Taipei, May 9 (CNA) China Airlines (CAL) confirmed Sunday that it will temporarily cut back cargo flight services to cope with a pilot shortage at a time when one-sixth of the carrier's pilots have been sidelined by a COVID-19 outbreak.

"We are working out a new schedule," the airline said in a statement in response to local news media reports on Saturday that it will reduce cargo services starting May 12, primarily affecting its U.S. destinations.

CAL declined to give details about its new operating plan, but the reports said CAL will suspend its cargo flights to Dallas (DFW), Atlanta (ATL) and New York (JFK) for two to three weeks.

The number of cargo flights currently operated by the carrier to the three destinations are six, seven and seven per week, respectively.

Its weekly flights to Los Angeles (LAX) will be reduced from 15 to 14 and to Chicago (ORD) from 20 to 14, reports said.

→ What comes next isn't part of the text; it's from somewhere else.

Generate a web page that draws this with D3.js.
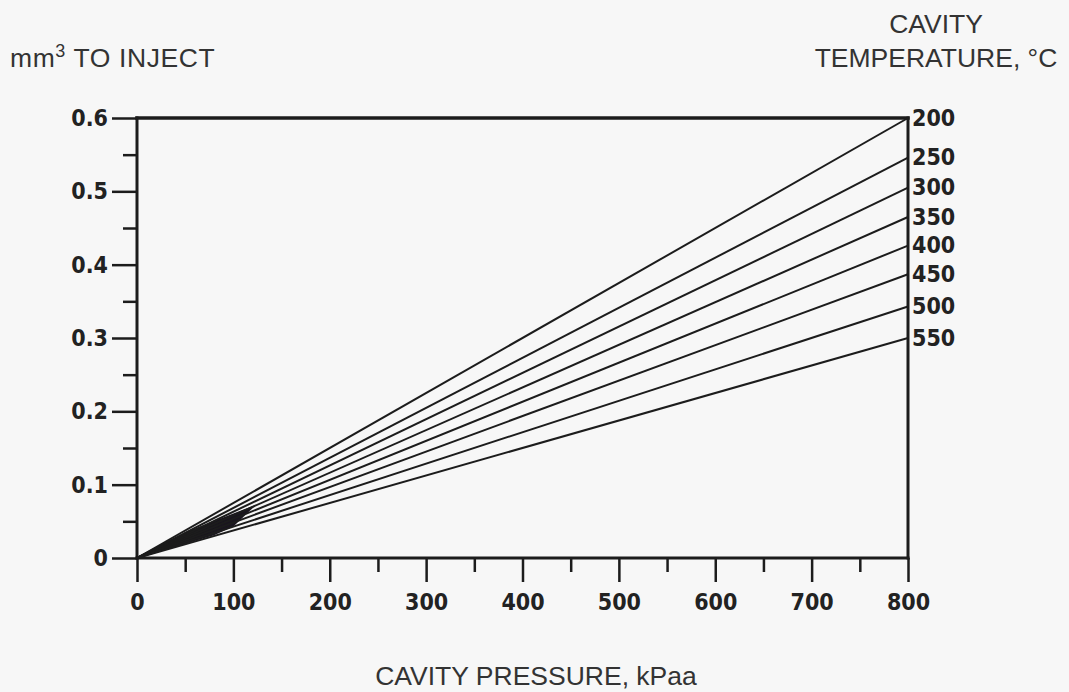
<!DOCTYPE html>
<html>
<head>
<meta charset="utf-8">
<script src="https://cdn.jsdelivr.net/npm/d3@7"></script>
<style>
  html, body { margin: 0; padding: 0; background: #f7f7f7; }
  svg { display: block; }
  .title { font-family: "Liberation Sans", Arial, sans-serif; font-size: 26.5px; fill: #333; }
  .tick text { font-family: "DejaVu Sans Condensed", "DejaVu Sans", sans-serif; font-weight: bold; font-size: 23px; fill: #222; }
  .serieslabel { font-family: "DejaVu Sans Condensed", "DejaVu Sans", sans-serif; font-weight: bold; font-size: 23px; fill: #222; }
</style>
</head>
<body>
<svg width="1069" height="692"></svg>
<script>
const temps = [200, 250, 300, 350, 400, 450, 500, 550];
const valuesAt800 = [0.6, 0.546, 0.505, 0.465, 0.426, 0.387, 0.343, 0.30];
const pressures = [0, 800];

const xTicks = [0, 100, 200, 300, 400, 500, 600, 700, 800];
const xMinor = [50, 150, 250, 350, 450, 550, 650, 750];
const yTicks = [0, 0.1, 0.2, 0.3, 0.4, 0.5, 0.6];
const yMinor = [0.05, 0.15, 0.25, 0.35, 0.45, 0.55];

// dark smudge near the origin where the lines run together
const smudge = [[0, 0], [50, 0.035], [124, 0.073], [100, 0.043], [80, 0.031], [17, 0.006]];

const svg = d3.select("svg");
const ink = "#1c1c1c";

const x = d3.scaleLinear().domain([0, 800]).range([137, 908]);
const y = d3.scaleLinear().domain([0, 0.6]).range([558, 118]);

// y axis, ticks point left
const yAxis = svg.append("g")
    .attr("transform", `translate(${x(0)},0)`)
    .call(d3.axisLeft(y).tickValues(yTicks).tickSize(25).tickPadding(4)
        .tickFormat(d => d === 0 ? "0" : d3.format(".1f")(d)));
yAxis.append("g").call(d3.axisLeft(y).tickValues(yMinor).tickSize(14).tickFormat(""));

// x axis, ticks point down
const xAxis = svg.append("g")
    .attr("transform", `translate(0,${y(0)})`)
    .call(d3.axisBottom(x).tickValues(xTicks).tickSize(24).tickPadding(12));
xAxis.append("g").call(d3.axisBottom(x).tickValues(xMinor).tickSize(14).tickFormat(""));

svg.selectAll(".domain").remove();
svg.selectAll(".tick line").attr("stroke", ink).attr("stroke-width", 2.5);

// frame: left, bottom, top, right
const frame = [
  [x(0), y(0.6), x(0), y(0)],
  [x(0), y(0), x(800), y(0)],
  [x(0), y(0.6), x(800), y(0.6)],
  [x(800), y(0.6), x(800), y(0)]
];
svg.append("g").selectAll("line")
  .data(frame)
  .enter()
  .append("line")
  .attr("x1", d => d[0]).attr("y1", d => d[1])
  .attr("x2", d => d[2]).attr("y2", d => d[3])
  .attr("stroke", ink)
  .attr("stroke-width", d => d[1] === d[3] && d[1] === y(0.6) ? 3.5 : 3)
  .attr("stroke-linecap", "square");

// smudge
svg.append("path")
  .datum(smudge)
  .attr("d", d3.line().x(d => x(d[0])).y(d => y(d[1])).curve(d3.curveLinearClosed))
  .attr("fill", "#1a1520");

// lines
const series = temps.map((t, i) => ({ t, pts: pressures.map(p => [p, p === 0 ? 0 : valuesAt800[i]]) }));
const line = d3.line().x(d => x(d[0])).y(d => y(d[1]));

svg.append("g").selectAll("path")
  .data(series)
  .enter()
  .append("path")
  .attr("d", d => line(d.pts))
  .attr("fill", "none")
  .attr("stroke", ink)
  .attr("stroke-width", 2);

svg.append("g").selectAll("text")
  .data(series)
  .enter()
  .append("text")
  .attr("class", "serieslabel")
  .attr("x", x(800) + 4)
  .attr("y", (d, i) => y(valuesAt800[i]) + 1)
  .attr("dominant-baseline", "middle")
  .text(d => d.t);

// titles
const t1 = svg.append("text").attr("class", "title").attr("x", 10).attr("y", 67)
  .attr("letter-spacing", 0.6);
t1.append("tspan").text("mm");
t1.append("tspan").attr("font-size", "18px").attr("dy", -10).text("3");
t1.append("tspan").attr("dy", 10).text(" TO INJECT");

svg.append("text").attr("class", "title")
  .attr("x", 936).attr("y", 33).attr("text-anchor", "middle").text("CAVITY");
svg.append("text").attr("class", "title")
  .attr("x", 936).attr("y", 67).attr("text-anchor", "middle").text("TEMPERATURE, °C");

svg.append("text").attr("class", "title")
  .attr("x", 536).attr("y", 685).attr("text-anchor", "middle").text("CAVITY PRESSURE, kPaa");
</script>
</body>
</html>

For Europe, the airline will fly four flights to Luxembourg (LUX) instead of seven per week, as well as suspend its one weekly flight to Frankfurt (FRA), according to the reports.

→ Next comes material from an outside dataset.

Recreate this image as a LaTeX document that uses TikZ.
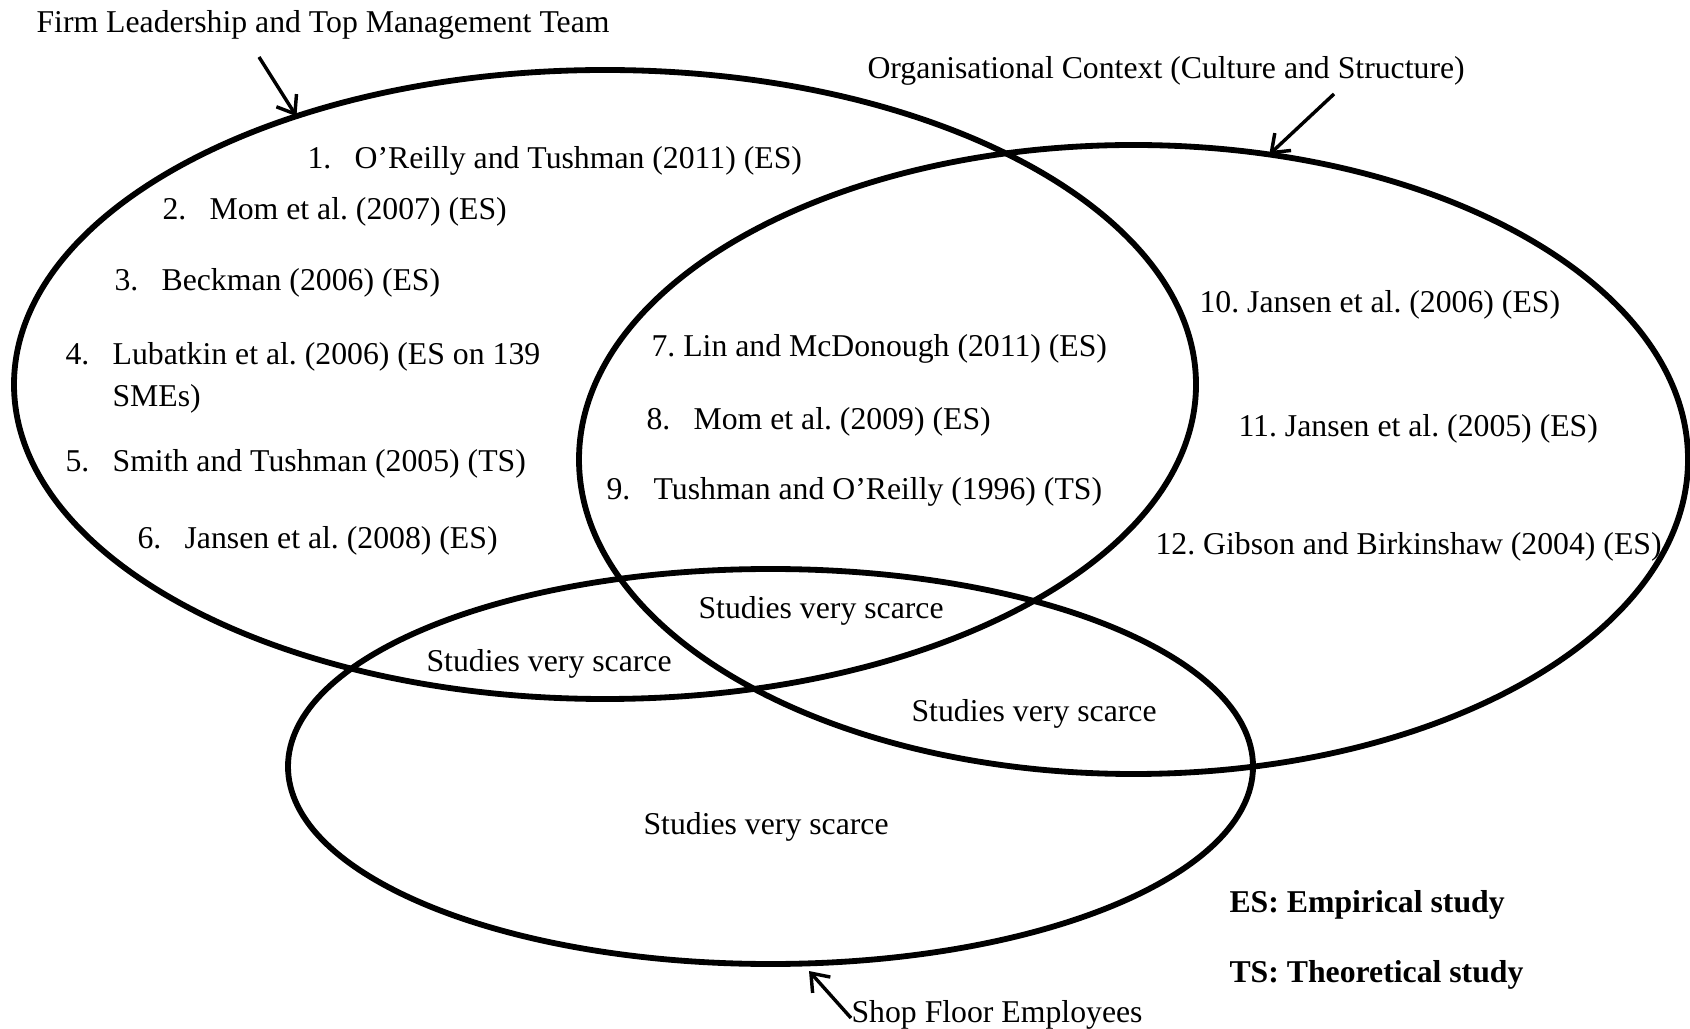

Service to Asian destinations such as Singapore (SIN), Kuala Lumpur (KUL) and Penang (PEN) will also be affected but to a lesser extent.

Twelve CAL pilots have been confirmed to have COVID-19 since April 20 and another two have tested positive for the virus' antibodies, but the major toll has come from other pilots being quarantined as a precaution amid fears they may have also been exposed to the virus.

Those moves have sidelined about CAL 200 pilots, or one-sixth of the airline's 1,200 pilots, forcing possible cutbacks in cargo services.

The airline previously announced on April 30 that it would cancel 24 international passenger flights by May 15, but keep its profitable cargo operations unchanged. Many of those were to be converted to cargo flights.

But as the number of sidelined pilots grew, the airline has been forced to pull back on some of its cargo routes.

CAL is one of the few global carriers that reported an after-tax profit last year (of NT$140 million or US$5.03 million) despite an economic slowdown last year amid the pandemic thanks to its cargo operations.

Its revenue on passenger flights was down 76.96 percent year-on-year, compared with 87.06 percent growth in the cargo sector.